The Shen Neng 1 ran aground on Saturday when it hit a shoal off the eastern state of Queensland at full speed, rupturing a fuel tank and causing a three-kilometre (almost two mile) long slick on the World Heritage site.

"One of the most worrying aspects is that the ship is still moving on the reef to the action of the seas, which is doing further damage," said the general manager of Marine Safety Queensland Patrick Quirk.

Salvage experts have boarded the Chinese-registered carrier, which is loaded with 65,000 tonnes of coal and about 975 tonnes of heavy fuel oil, stranded some 70 kilometres east of the resort destination Great Keppel Island.

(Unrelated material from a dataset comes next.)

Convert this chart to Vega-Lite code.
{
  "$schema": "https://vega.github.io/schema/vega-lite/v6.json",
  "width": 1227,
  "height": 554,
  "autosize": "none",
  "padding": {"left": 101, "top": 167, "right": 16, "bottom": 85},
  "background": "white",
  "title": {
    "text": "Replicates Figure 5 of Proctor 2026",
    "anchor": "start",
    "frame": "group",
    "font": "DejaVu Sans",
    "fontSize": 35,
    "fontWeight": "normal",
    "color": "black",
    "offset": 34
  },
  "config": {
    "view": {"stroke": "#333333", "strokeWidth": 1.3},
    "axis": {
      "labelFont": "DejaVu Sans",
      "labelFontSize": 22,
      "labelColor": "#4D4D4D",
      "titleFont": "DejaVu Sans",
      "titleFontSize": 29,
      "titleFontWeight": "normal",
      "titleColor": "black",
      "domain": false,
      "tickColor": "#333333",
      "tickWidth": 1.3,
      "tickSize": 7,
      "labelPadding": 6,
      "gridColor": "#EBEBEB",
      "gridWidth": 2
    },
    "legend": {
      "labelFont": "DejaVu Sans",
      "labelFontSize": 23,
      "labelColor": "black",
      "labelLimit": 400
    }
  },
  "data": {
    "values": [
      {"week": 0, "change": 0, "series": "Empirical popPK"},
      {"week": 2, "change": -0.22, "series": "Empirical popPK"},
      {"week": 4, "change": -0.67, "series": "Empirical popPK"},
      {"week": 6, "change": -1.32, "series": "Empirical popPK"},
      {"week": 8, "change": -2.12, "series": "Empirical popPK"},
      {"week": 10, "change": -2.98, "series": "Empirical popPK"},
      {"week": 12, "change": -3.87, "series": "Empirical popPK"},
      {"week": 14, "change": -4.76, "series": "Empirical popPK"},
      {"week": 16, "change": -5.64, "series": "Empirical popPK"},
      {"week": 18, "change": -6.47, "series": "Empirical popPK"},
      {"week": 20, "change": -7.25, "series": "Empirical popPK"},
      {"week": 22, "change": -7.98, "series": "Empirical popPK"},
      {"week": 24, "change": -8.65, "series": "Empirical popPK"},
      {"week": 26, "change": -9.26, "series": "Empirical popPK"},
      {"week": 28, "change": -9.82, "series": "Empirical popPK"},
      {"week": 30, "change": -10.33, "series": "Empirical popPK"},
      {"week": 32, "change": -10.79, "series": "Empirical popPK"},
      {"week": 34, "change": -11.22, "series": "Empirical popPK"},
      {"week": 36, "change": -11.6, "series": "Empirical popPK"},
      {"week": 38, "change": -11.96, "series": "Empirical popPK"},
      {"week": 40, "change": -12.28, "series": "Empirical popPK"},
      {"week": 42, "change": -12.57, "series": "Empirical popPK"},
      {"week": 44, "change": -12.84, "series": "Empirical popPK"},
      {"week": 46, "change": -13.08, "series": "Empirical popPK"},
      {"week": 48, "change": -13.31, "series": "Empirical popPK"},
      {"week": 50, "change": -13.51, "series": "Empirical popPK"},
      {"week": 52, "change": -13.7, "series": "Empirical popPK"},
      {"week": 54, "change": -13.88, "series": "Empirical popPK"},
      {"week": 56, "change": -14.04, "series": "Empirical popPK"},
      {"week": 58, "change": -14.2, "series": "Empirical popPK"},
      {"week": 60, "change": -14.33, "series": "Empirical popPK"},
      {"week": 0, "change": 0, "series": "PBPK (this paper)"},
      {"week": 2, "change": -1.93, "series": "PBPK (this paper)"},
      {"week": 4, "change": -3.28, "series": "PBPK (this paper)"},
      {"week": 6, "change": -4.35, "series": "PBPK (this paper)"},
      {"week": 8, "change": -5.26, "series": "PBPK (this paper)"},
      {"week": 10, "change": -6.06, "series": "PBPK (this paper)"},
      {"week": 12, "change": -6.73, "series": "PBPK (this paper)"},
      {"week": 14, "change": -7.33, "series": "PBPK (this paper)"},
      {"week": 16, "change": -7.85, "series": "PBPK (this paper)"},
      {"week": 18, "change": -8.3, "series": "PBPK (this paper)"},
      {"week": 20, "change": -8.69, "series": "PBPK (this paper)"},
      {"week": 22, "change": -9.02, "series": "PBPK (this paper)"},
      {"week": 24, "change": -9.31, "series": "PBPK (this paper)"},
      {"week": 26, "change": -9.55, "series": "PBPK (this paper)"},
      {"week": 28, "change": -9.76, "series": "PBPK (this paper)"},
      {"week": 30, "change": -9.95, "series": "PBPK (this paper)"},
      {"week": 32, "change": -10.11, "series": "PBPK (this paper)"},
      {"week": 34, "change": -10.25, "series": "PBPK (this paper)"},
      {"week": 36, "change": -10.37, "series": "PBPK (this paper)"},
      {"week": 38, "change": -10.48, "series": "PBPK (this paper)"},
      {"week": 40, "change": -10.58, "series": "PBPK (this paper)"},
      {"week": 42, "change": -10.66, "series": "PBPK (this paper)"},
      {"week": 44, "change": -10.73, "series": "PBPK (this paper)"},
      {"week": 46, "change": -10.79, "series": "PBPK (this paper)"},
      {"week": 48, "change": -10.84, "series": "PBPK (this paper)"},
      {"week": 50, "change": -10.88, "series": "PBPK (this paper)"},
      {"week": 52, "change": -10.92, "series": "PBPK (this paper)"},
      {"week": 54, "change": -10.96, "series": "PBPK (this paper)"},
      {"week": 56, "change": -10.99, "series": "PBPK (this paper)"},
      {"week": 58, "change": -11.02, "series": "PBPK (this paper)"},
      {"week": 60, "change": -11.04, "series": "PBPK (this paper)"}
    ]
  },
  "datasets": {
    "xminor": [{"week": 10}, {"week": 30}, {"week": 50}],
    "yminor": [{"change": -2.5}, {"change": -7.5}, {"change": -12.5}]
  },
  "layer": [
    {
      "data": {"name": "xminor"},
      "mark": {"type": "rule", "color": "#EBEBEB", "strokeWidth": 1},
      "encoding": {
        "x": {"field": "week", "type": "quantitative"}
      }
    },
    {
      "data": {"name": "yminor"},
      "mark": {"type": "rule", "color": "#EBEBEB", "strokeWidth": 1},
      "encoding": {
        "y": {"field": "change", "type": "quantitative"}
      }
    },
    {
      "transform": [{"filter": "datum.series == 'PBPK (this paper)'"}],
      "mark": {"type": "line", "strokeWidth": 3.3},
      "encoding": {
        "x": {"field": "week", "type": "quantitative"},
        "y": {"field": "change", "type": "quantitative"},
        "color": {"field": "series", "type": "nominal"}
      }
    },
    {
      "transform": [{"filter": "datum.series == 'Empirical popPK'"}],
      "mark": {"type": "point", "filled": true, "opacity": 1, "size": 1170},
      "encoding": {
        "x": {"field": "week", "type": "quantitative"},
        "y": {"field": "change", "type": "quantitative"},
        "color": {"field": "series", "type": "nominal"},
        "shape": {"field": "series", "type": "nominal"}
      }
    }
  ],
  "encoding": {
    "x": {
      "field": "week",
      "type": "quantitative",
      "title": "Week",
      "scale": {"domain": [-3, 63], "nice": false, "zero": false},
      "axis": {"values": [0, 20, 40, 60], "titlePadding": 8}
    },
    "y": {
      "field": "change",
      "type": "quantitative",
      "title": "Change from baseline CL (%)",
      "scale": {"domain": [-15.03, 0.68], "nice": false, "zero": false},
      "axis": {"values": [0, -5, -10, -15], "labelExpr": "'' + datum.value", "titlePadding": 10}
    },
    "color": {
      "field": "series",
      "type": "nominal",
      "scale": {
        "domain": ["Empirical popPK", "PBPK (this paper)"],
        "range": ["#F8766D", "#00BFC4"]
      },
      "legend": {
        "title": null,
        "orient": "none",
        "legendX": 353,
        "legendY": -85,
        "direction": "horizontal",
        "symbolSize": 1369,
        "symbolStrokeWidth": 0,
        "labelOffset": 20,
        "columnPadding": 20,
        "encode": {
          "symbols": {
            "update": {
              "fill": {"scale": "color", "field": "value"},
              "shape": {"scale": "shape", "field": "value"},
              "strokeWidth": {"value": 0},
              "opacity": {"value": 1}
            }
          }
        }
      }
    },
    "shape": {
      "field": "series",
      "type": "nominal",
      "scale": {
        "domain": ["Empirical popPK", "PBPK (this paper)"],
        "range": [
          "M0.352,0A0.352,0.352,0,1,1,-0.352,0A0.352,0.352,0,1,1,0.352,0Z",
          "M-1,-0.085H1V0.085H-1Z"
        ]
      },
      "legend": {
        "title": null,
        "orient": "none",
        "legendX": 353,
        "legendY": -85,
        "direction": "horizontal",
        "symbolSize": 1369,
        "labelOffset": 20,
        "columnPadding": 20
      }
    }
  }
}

One tug boat is already at the scene to stabilise the vessel and another will arrive later Monday, while aircraft are being being used to monitor the spill in waters teeming with marine life.

"The hope is that little oil escaped through the night," Quirk said.

The vessel hit Douglas Shoal, which is at the southern end of the Great Barrier Reef Marine Park and some 15 kilometres outside the nearest shipping channel, at full speed and authorities said the damage is serious.

Quirk said the initial report was that the ship's main engine room had been breached, the major engine damaged and the rudder seriously impacted.

Queensland Premier Anna Bligh said salvage teams were on board and assessing how they might be able to refloat the carrier.

"This is going to be a very specialist and delicate operation," she told the Nine Network.

"If this ship was to break further apart, if there was another very significant oil spill, then we would not only see tonnes of oil into the Great Barrier Reef Marine Park but modelling shows it is likely to come up onto the beaches of Shoalwater Bay, which is a national park area."

Bligh said the vessel was in a restricted zone of the Great Barrier Reef which was "totally off limits" to shipping and the ship's Chinese owners could be fined up to one million dollars (around 920,000 US) and the captain handed a 250,000 dollar penalty.